A judge has indicated he is poised to grant a motion by the two producers of “The Wendy Williams Show” and order a photographer to pay more than $65,000 in attorneys’ fees after the companies won dismissal of the plaintiff’s lawsuit alleging that he was libeled and slandered during an episode of Williams’ show dealing with his 2020 encounter at a park with Hilary Duff.

Los Angeles Superior Court Judge Upinder S. Kalra issued a tentative ruling on Friday stating that the $66,300 sought by Fox Broadcasting Co. and Talk WW Production Inc. from photographer Darryl Wilkins is reasonable.
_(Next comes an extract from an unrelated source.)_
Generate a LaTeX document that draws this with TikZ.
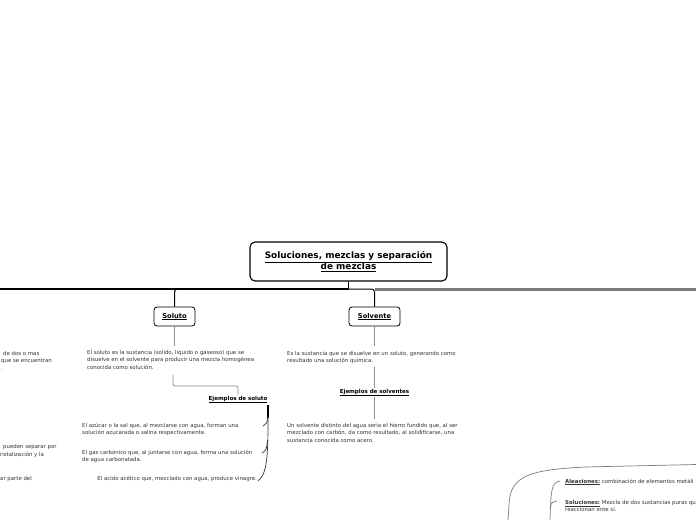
\documentclass[tikz,border=0pt]{standalone}
\usepackage{fontspec}
\setmainfont{DejaVu Sans}
\definecolor{txtgray}{HTML}{333333}
\definecolor{lngray}{HTML}{8C8C8C}
\definecolor{dkgray}{HTML}{7A7A7A}
\begin{document}
\begin{tikzpicture}[x=1pt,y=-1pt,
  txt/.style={font=\fontsize{5.4}{7.4}\selectfont, text=txtgray, align=left, inner sep=0pt, anchor=north west},
  rtxt/.style={txt, align=right, anchor=north east},
  mainbox/.style={draw=black, rounded corners=5pt, line width=1.1pt, fill=white, align=center,
    font=\bfseries\fontsize{8.9}{11}\selectfont, minimum width=197pt, minimum height=39pt, inner sep=0pt},
  topic/.style={draw=black, rounded corners=3pt, line width=0.8pt, fill=white,
    font=\bfseries\fontsize{6.7}{7}\selectfont, minimum height=19pt, inner sep=0pt},
  sub/.style={font=\bfseries\fontsize{5.5}{6}\selectfont, inner sep=1pt},
  conn/.style={draw=lngray, line width=0.7pt},
  trunk/.style={draw=black, line width=1.6pt},
  brace/.style={draw=black!80, line width=0.7pt},
  curve/.style={draw=dkgray, line width=0.7pt}]
\useasboundingbox (0,0) rectangle (696,520);
\clip (0,0) rectangle (696,520);
\fill[white] (0,0) rectangle (696,520);

% main topic
\node[mainbox] (root) at (348.5,261.5) {\underline{Soluciones, mezclas y separación}\\\underline{de mezclas}};
\coordinate (hub) at (348.5,289);
\coordinate (left) at (0,289);
\coordinate (right) at (696,289);

% main topics
\node[topic, minimum width=41pt] (soluto) at (174.5,316.5) {\underline{Soluto}};
\node[topic, minimum width=51pt] (solvente) at (374.5,316.5) {\underline{Solvente}};

% trunk lines
\fill[dkgray] (375,287.5) rectangle (696,290.5);
\draw[trunk] (root.south) -- (hub);
\draw[trunk] (left) -- (hub);
\draw[draw=black, line width=1pt, rounded corners=3pt] (hub) -- (374.5,289) -- (solvente.north);
\draw[draw=black, line width=1pt, rounded corners=3pt] (hub) -- (174.5,289) -- (soluto.north);

% Soluto branch
\node[txt] (stxt) at (87,350) {El soluto es la sustancia (solido, liquido o gaseoso) que se\\disuelve en el solvente para producir una mezcla homogénea\\conocida como solución.};
\draw[conn] (soluto.south) -- (174.5,346);
\node[sub] (ejsol) at (238,399.5) {\underline{Ejemplos de soluto}};
\draw[conn, rounded corners=2pt] (173,375) |- (238,386) -- (ejsol.north);

\node[txt] (ex1) at (82,423) {El azúcar o la sal que, al mezclarse con agua, forman una\\solución azucarada o salina respectivamente.};
\node[txt] (ex2) at (82,450) {El gas carbónico que, al juntarse con agua, forma una solución\\de agua carbonatada.};
\node[rtxt] (ex3) at (257,476) {El acido acético que, mezclado con agua, produce vinagre.};

\coordinate (b0) at (268,405);
\draw[draw=black, line width=1.4pt] (b0) -- (268,418);
\draw[brace] (268,416) .. controls (268,450) and (268,474) .. (258,481);
\draw[brace] (267.5,418) .. controls (267,423) .. (263,426);
\draw[brace] (267.5,440) .. controls (266.5,450) .. (262,453);

% Solvente branch
\node[txt] (vtxt) at (287,351) {Es la sustancia que se disuelve en un soluto, generando como\\resultado una solución química.};
\draw[conn] (solvente.south) -- (374.5,346);
\node[sub] (ejsolv) at (374.5,392.5) {\underline{Ejemplos de solventes}};
\draw[conn] (374.5,367) -- (ejsolv.north);
\node[txt] (vex) at (287,423) {Un solvente distinto del agua seria el hierro fundido que, al ser\\mezclado con carbón, da como resultado, al solidificarse, una\\sustancia conocida como acero.};
\draw[conn] (ejsolv.south) -- (374.5,419);

% left cut-off texts
\node[txt] (l1) at (1,351) {\hspace{2pt}de dos o mas\\que se encuentran\\.};
\node[txt] (l2) at (0,444.5) {\hspace{3pt}pueden separar por\\ristalización y la};
\node[txt] (l3) at (0,476) {ar parte del};

% bottom right
\coordinate (c0) at (508,520);
\draw[curve] (c0) -- (509,505) .. controls (510,476) and (528,470) .. (585,467) -- (696,464.5);
\coordinate (d0) at (550,520);
\node[txt, anchor=west] (al) at (565,482) {\textbf{\underline{Aleaciones:}} combinación de elementos metáli};
\node[txt] (so) at (565,500) {\textbf{\underline{Soluciones:}} Mezcla de dos sustancias puras qu\\reaccionan ente sí.};
\draw[curve] (d0) -- (550.5,507) .. controls (551,502) and (553,502) .. (557,501);
\draw[curve] (550.5,508) .. controls (551,488) and (553,482) .. (560,481);
\end{tikzpicture}
\end{document}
Kalra is scheduled to hear arguments later Monday before issuing a final ruling.

Wilkins’ lawyer, Fred Hanassab, argues in his court papers that the fees motion was not complex and that the producers are entitled to no more than a total of $20,000. The defense’s fees request is “outrageous and abusive, ” Hanassab states in his court papers.

“It does not take a giant leap to demonstrate Hilary Duff is a public figure,” Hanassab stated in his court papers. “It does not take a giant leap to demonstrate that events surrounding her and her family are matters of public interest.”

Fox and Talk WW were entitled to attorneys’ fees after winning dismissal of the part of Wilkins’ claims against them on May 9 under the state’s anti-SLAPP — Strategic Lawsuit Against Public Participation — law, which is intended to prevent people from using courts, and potential threats of a lawsuit, to intimidate those who are exercising their First Amendment rights.

“Here, the complaint only alleges that the statements were disparaging and intimated that the plaintiff was a child predator,” Kalra wrote in granting the anti-SLAPP motion. “However, when looking at the transcript of the judicially noticed video, the only comment made on `The Wendy Williams Show’ about the plaintiff that would be unkind is that the plaintiff’s actions were `creepy.’ As such, the plaintiff has failed to allege sufficient facts to constitute libel or slander.”

When the suit was filed in February 2021, Duff and Williams were also named as defendants, but neither were ever served.

Wilkins encountered Duff, now 35, in a public park on Feb. 22, 2020, and the actress asked him not to photograph young children, including her 7-year-old son, as they played soccer, according to the two companies’ court papers.

Duff recorded the encounter with Wilkins on her cell phone and posted the video to her Instagram page, where it became publicly disseminated and reported in the celebrity news media, with a portion being played during the “Hot Topics” segment of an episode of “The Wendy Williams Show” discussing celebrity news, according to the companies’ court papers.

Williams began a discussion of the Duff-Wilkins encounter, including opinions on whether Duff might have handled the encounter differently, according to the defendants’ court papers. Williams said Wilkins’ actions were “creepy to me,” according to the producers’ court papers.

“Although plaintiff’s complaint alleges Duff called him a `child predator,’ there is no such statement made by anyone in the `Wendy’ segment,” according to the companies’ court papers.

In his ruling, Kalra agreed that Williams was expressing an opinion of what she saw in Duff’s video.

“As the defendants’ motion indicates, the only statement made by Williams is that (Wilkins’) actions were `creepy,”’ the judge wrote. “Whether or not someone’s actions are `creepy’ are opinions.”